▶ _GIVEN PROBLEM_
Skip the pictures. Transcribe the rest of the data below without changing a word.

▶ _SUPPLIED MATERIAL_
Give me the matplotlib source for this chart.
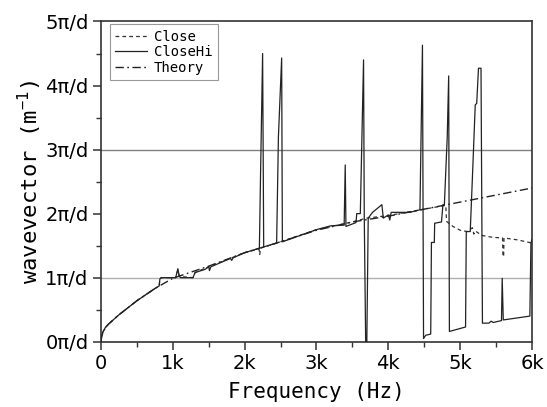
import matplotlib
matplotlib.use("Agg")
import matplotlib.pyplot as plt
from matplotlib.ticker import MultipleLocator, FixedLocator

# ---------------- data (frequency in kHz, wavevector in units of pi/d) ----------------
theory_f = [0.0, 0.01, 0.03, 0.06, 0.1, 0.25, 0.5, 0.75, 1.0, 1.5, 2.0, 2.5, 3.0, 3.5,
            4.0, 4.5, 5.0, 5.5, 6.0]
theory_y = [0.0, 0.08, 0.15, 0.21, 0.27, 0.42, 0.64, 0.83, 0.99, 1.18, 1.39, 1.56, 1.74,
            1.87, 1.96, 2.07, 2.18, 2.29, 2.40]

close_f = [0.0, 0.01, 0.03, 0.06, 0.1, 0.25, 0.5, 0.75, 0.81, 0.82, 0.84, 1.04, 1.07, 1.09,
           1.28, 1.31, 1.5, 2.0, 2.2, 2.21, 2.22, 2.5, 3.0, 3.5, 3.7, 4.0, 4.5, 4.80,
           4.81, 4.83, 4.9, 5.0, 5.1, 5.17, 5.19, 5.21, 5.3, 5.45, 5.59, 5.595, 5.605,
           5.61, 5.8, 6.0]
close_y = [0.02, 0.09, 0.16, 0.22, 0.27, 0.42, 0.64, 0.83, 0.87, 0.98, 1.0, 1.0, 1.12, 1.02,
           1.0, 1.08, 1.17, 1.39, 1.45, 1.36, 1.46, 1.56, 1.75, 1.87, 1.93, 1.97, 2.07, 2.13,
           1.88, 1.86, 1.80, 1.74, 1.72, 1.78, 1.68, 1.73, 1.66, 1.63, 1.62, 1.33, 1.33,
           1.62, 1.59, 1.54]

closehi_f = [0.0, 0.01, 0.03, 0.06, 0.1, 0.25, 0.5, 0.75, 0.81, 0.82, 0.84, 1.04, 1.07, 1.09,
             1.11, 1.28, 1.31, 1.45, 1.5, 1.51, 1.53, 1.8, 1.82, 1.84, 2.0, 2.205, 2.22,
             2.25, 2.265, 2.445, 2.47, 2.515, 2.525, 2.75, 3.0, 3.2, 3.385, 3.40, 3.41,
             3.55, 3.56, 3.61, 3.655, 3.665, 3.685, 3.70, 3.72, 3.78, 3.91, 3.93, 4.0,
             4.02, 4.04, 4.3, 4.44, 4.475, 4.49, 4.52, 4.59, 4.60, 4.64, 4.645, 4.74,
             4.76, 4.78, 4.82, 4.84, 4.85, 5.075, 5.085, 5.14, 5.16, 5.21, 5.23, 5.255,
             5.29, 5.31, 5.40, 5.43, 5.46, 5.575, 5.585, 5.60, 5.97, 5.985, 6.0]
closehi_y = [0.02, 0.09, 0.16, 0.22, 0.27, 0.42, 0.64, 0.83, 0.87, 0.98, 1.0, 1.0, 1.14, 1.02,
             1.0, 1.0, 1.08, 1.13, 1.17, 1.11, 1.17, 1.30, 1.27, 1.31, 1.39, 1.46, 2.53,
             4.50, 1.48, 1.54, 3.20, 4.43, 1.56, 1.65, 1.75, 1.81, 1.82, 2.76, 1.80,
             1.86, 2.00, 2.00, 4.40, 1.95, -0.05, -0.05, 1.93, 2.02, 2.14, 1.93, 1.98,
             1.90, 2.02, 2.02, 2.06, 4.63, 0.05, 0.10, 0.12, 1.55, 1.55, 1.85, 1.87,
             2.14, 2.14, 3.20, 4.15, 0.16, 0.23, 1.72, 1.72, 2.27, 3.70, 3.72, 4.27,
             4.27, 0.29, 0.29, 0.32, 0.30, 0.33, 0.99, 0.34, 0.40, 1.54, 1.60]

x_ticks = [0, 1, 2, 3, 4, 5, 6]
x_labels = ["0", "1k", "2k", "3k", "4k", "5k", "6k"]
y_ticks = [0, 1, 2, 3, 4, 5]
y_labels = ["0\u03c0/d", "1\u03c0/d", "2\u03c0/d", "3\u03c0/d", "4\u03c0/d", "5\u03c0/d"]

# ---------------- figure ----------------
plt.rcParams["mathtext.fontset"] = "custom"
plt.rcParams["mathtext.rm"] = "DejaVu Sans Mono"
plt.rcParams["mathtext.it"] = "DejaVu Sans Mono"

fig = plt.figure(figsize=(5.47, 4.07), dpi=100)
ax = fig.add_axes([0.1846, 0.1604, 0.788, 0.7868])

ax.axhline(1, color="#b0b0b0", lw=1.0, zorder=1)
ax.axhline(3, color="#808080", lw=1.0, zorder=1)

ax.plot(close_f, close_y, color="#333333", lw=0.9, ls=(0, (3, 2.5)), label="Close", zorder=3)
ax.plot(closehi_f, closehi_y, color="#222222", lw=0.9, ls="-", label="CloseHi", zorder=4)
ax.plot(theory_f, theory_y, color="#222222", lw=1.0, ls=(0, (6, 2.5, 1.2, 2.5)),
        label="Theory", zorder=5)

ax.set_xlim(0, 6)
ax.set_ylim(0, 5)
ax.xaxis.set_major_locator(FixedLocator(x_ticks))
ax.set_xticklabels(x_labels)
ax.yaxis.set_major_locator(FixedLocator(y_ticks))
ax.set_yticklabels(y_labels)
ax.xaxis.set_minor_locator(MultipleLocator(0.5))
ax.yaxis.set_minor_locator(MultipleLocator(0.5))
ax.tick_params(which="major", direction="out", length=6, width=1.1, color="#333333",
               labelsize=14, pad=3)
ax.tick_params(which="minor", direction="out", length=3.5, width=1.0, color="#333333")
ax.tick_params(top=False, right=False, which="both")

for s in ax.spines.values():
    s.set_color("#333333")
    s.set_linewidth(1.2)

ax.set_xlabel("Frequency (Hz)", family="DejaVu Sans Mono", fontsize=15, labelpad=6)
ax.set_ylabel("wavevector (m$^{-1}$)", family="DejaVu Sans Mono", fontsize=16, labelpad=1)

leg = ax.legend(loc="upper left", bbox_to_anchor=(109.5 / 547, 1 - 24 / 407),
                bbox_transform=fig.transFigure, borderaxespad=0,
                prop={"family": "DejaVu Sans Mono", "size": 10},
                handlelength=2.3, handletextpad=0.5, labelspacing=0.12, borderpad=0.4,
                fancybox=False, framealpha=1, edgecolor="#999999")
leg.get_frame().set_linewidth(0.8)

fig.savefig("out.png", dpi=100)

▶ _RESULT FOR THIS EXERCISE_
Give me the matplotlib source for this chart.
import matplotlib
matplotlib.use("Agg")
import matplotlib.pyplot as plt
from matplotlib.ticker import MultipleLocator, FixedLocator

# ---------------- data (frequency in kHz, wavevector in units of pi/d) ----------------
theory_f = [0.0, 0.01, 0.03, 0.06, 0.1, 0.25, 0.5, 0.75, 1.0, 1.5, 2.0, 2.5, 3.0, 3.5,
            4.0, 4.5, 5.0, 5.5, 6.0]
theory_y = [0.0, 0.08, 0.15, 0.21, 0.27, 0.42, 0.64, 0.83, 0.99, 1.18, 1.39, 1.56, 1.74,
            1.87, 1.96, 2.07, 2.18, 2.29, 2.40]

close_f = [0.0, 0.01, 0.03, 0.06, 0.1, 0.25, 0.5, 0.75, 0.81, 0.82, 0.84, 1.04, 1.07, 1.09,
           1.28, 1.31, 1.5, 2.0, 2.2, 2.21, 2.22, 2.5, 3.0, 3.5, 3.7, 4.0, 4.5, 4.80,
           4.81, 4.83, 4.9, 5.0, 5.1, 5.17, 5.19, 5.21, 5.3, 5.45, 5.59, 5.595, 5.605,
           5.61, 5.8, 6.0]
close_y = [0.02, 0.09, 0.16, 0.22, 0.27, 0.42, 0.64, 0.83, 0.87, 0.98, 1.0, 1.0, 1.12, 1.02,
           1.0, 1.08, 1.17, 1.39, 1.45, 1.36, 1.46, 1.56, 1.75, 1.87, 1.93, 1.97, 2.07, 2.13,
           1.88, 1.86, 1.80, 1.74, 1.72, 1.78, 1.68, 1.73, 1.66, 1.63, 1.62, 1.33, 1.33,
           1.62, 1.59, 1.54]

closehi_f = [0.0, 0.01, 0.03, 0.06, 0.1, 0.25, 0.5, 0.75, 0.81, 0.82, 0.84, 1.04, 1.07, 1.09,
             1.11, 1.28, 1.31, 1.45, 1.5, 1.51, 1.53, 1.8, 1.82, 1.84, 2.0, 2.205, 2.22,
             2.25, 2.265, 2.445, 2.47, 2.515, 2.525, 2.75, 3.0, 3.2, 3.385, 3.40, 3.41,
             3.55, 3.56, 3.61, 3.655, 3.665, 3.685, 3.70, 3.72, 3.78, 3.91, 3.93, 4.0,
             4.02, 4.04, 4.3, 4.44, 4.475, 4.49, 4.52, 4.59, 4.60, 4.64, 4.645, 4.74,
             4.76, 4.78, 4.82, 4.84, 4.85, 5.075, 5.085, 5.14, 5.16, 5.21, 5.23, 5.255,
             5.29, 5.31, 5.40, 5.43, 5.46, 5.575, 5.585, 5.60, 5.97, 5.985, 6.0]
closehi_y = [0.02, 0.09, 0.16, 0.22, 0.27, 0.42, 0.64, 0.83, 0.87, 0.98, 1.0, 1.0, 1.14, 1.02,
             1.0, 1.0, 1.08, 1.13, 1.17, 1.11, 1.17, 1.30, 1.27, 1.31, 1.39, 1.46, 2.53,
             4.50, 1.48, 1.54, 3.20, 4.43, 1.56, 1.65, 1.75, 1.81, 1.82, 2.76, 1.80,
             1.86, 2.00, 2.00, 4.40, 1.95, -0.05, -0.05, 1.93, 2.02, 2.14, 1.93, 1.98,
             1.90, 2.02, 2.02, 2.06, 4.63, 0.05, 0.10, 0.12, 1.55, 1.55, 1.85, 1.87,
             2.14, 2.14, 3.20, 4.15, 0.16, 0.23, 1.72, 1.72, 2.27, 3.70, 3.72, 4.27,
             4.27, 0.29, 0.29, 0.32, 0.30, 0.33, 0.99, 0.34, 0.40, 1.54, 1.60]

x_ticks = [0, 1, 2, 3, 4, 5, 6]
x_labels = ["0", "1k", "2k", "3k", "4k", "5k", "6k"]
y_ticks = [0, 1, 2, 3, 4, 5]
y_labels = ["0\u03c0/d", "1\u03c0/d", "2\u03c0/d", "3\u03c0/d", "4\u03c0/d", "5\u03c0/d"]

# ---------------- figure ----------------
plt.rcParams["mathtext.fontset"] = "custom"
plt.rcParams["mathtext.rm"] = "DejaVu Sans Mono"
plt.rcParams["mathtext.it"] = "DejaVu Sans Mono"

fig = plt.figure(figsize=(5.47, 4.07), dpi=100)
ax = fig.add_axes([0.1846, 0.1604, 0.788, 0.7868])

ax.axhline(1, color="#b0b0b0", lw=1.0, zorder=1)
ax.axhline(3, color="#808080", lw=1.0, zorder=1)

ax.plot(close_f, close_y, color="#333333", lw=0.9, ls=(0, (3, 2.5)), label="Close", zorder=3)
ax.plot(closehi_f, closehi_y, color="#222222", lw=0.9, ls="-", label="CloseHi", zorder=4)
ax.plot(theory_f, theory_y, color="#222222", lw=1.0, ls=(0, (6, 2.5, 1.2, 2.5)),
        label="Theory", zorder=5)

ax.set_xlim(0, 6)
ax.set_ylim(0, 5)
ax.xaxis.set_major_locator(FixedLocator(x_ticks))
ax.set_xticklabels(x_labels)
ax.yaxis.set_major_locator(FixedLocator(y_ticks))
ax.set_yticklabels(y_labels)
ax.xaxis.set_minor_locator(MultipleLocator(0.5))
ax.yaxis.set_minor_locator(MultipleLocator(0.5))
ax.tick_params(which="major", direction="out", length=6, width=1.1, color="#333333",
               labelsize=14, pad=3)
ax.tick_params(which="minor", direction="out", length=3.5, width=1.0, color="#333333")
ax.tick_params(top=False, right=False, which="both")

for s in ax.spines.values():
    s.set_color("#333333")
    s.set_linewidth(1.2)

ax.set_xlabel("Frequency (Hz)", family="DejaVu Sans Mono", fontsize=15, labelpad=6)
ax.set_ylabel("wavevector (m$^{-1}$)", family="DejaVu Sans Mono", fontsize=16, labelpad=1)

leg = ax.legend(loc="upper left", bbox_to_anchor=(109.5 / 547, 1 - 24 / 407),
                bbox_transform=fig.transFigure, borderaxespad=0,
                prop={"family": "DejaVu Sans Mono", "size": 10},
                handlelength=2.3, handletextpad=0.5, labelspacing=0.12, borderpad=0.4,
                fancybox=False, framealpha=1, edgecolor="#999999")
leg.get_frame().set_linewidth(0.8)

fig.savefig("out.png", dpi=100)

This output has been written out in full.